I tend to believe that there are some clear themes of social and economic classes coating the short stories of the Cronopios, the Famas and the Hopes: they work as fictional and bizarre versions of Argentina's middle-to-low, high and (cultural) elite class respectively (I'm not sure about the Hopes). Cronopios are despised and treated condescendingly by the Famas, mocking their behavior and traditions, all too jovial and effusive and lazy; the Famas think too high of themselves and tend to use and abuse the other two; the Hopes seem to be trapped in an academic gasp, stunned by the lack of refinement of the Cronopios.
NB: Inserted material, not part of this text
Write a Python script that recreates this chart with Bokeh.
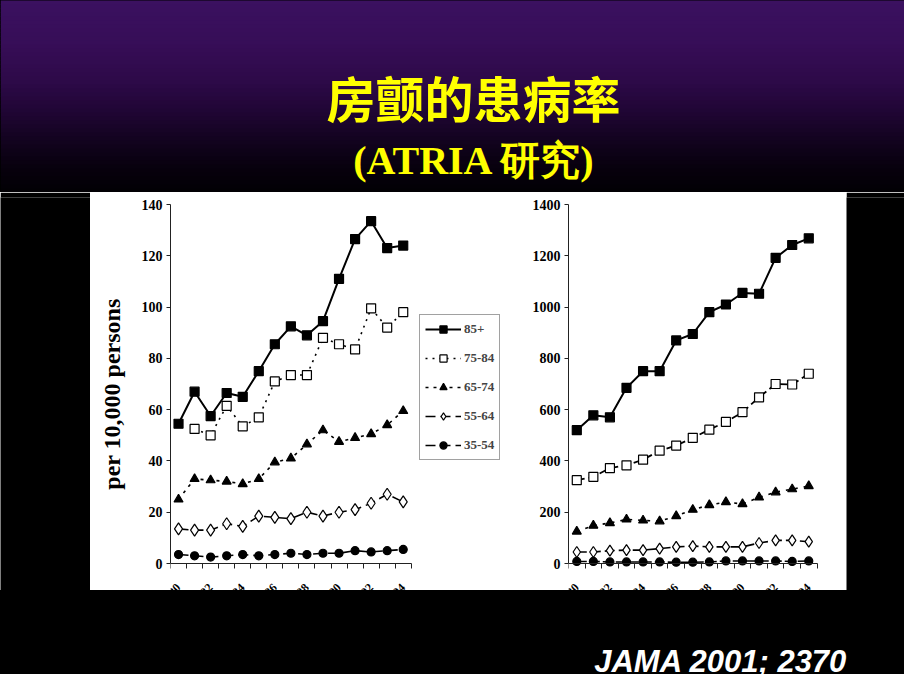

Even the short stories not directly related to the Cronopios and Famas act as a display of Argentina's idiosyncrasy, helped by the explicit mention of some elements, some places of this country (and more specifically, from Gran Buenos Aires).

But you have to remember that none of the stories really make sense. They are almost poetical, oneirical, nearing the realm of magical realism, very popular in Latin America.

The narration and writing themselves demand a lot of the reader's attention and time, forcing them to engage with the book to find some sense.

Again, I say all of this in a positive light: it's a challenging book in almost a literal sense, it presents itself innocently, like a bunch of nonsense, but soon you start to feel like there's something more underneath, like if under this outer coat of surrealistic and abstract tales laid a more tangible and grounded coat of the same color, merely a different tone but same color nonetheless.

I'm not sure how well this book would be received by non-argentinian or non-spanish speaking persons, but it's a good book anyways.

7,5/10.

My Other 2023 Readings.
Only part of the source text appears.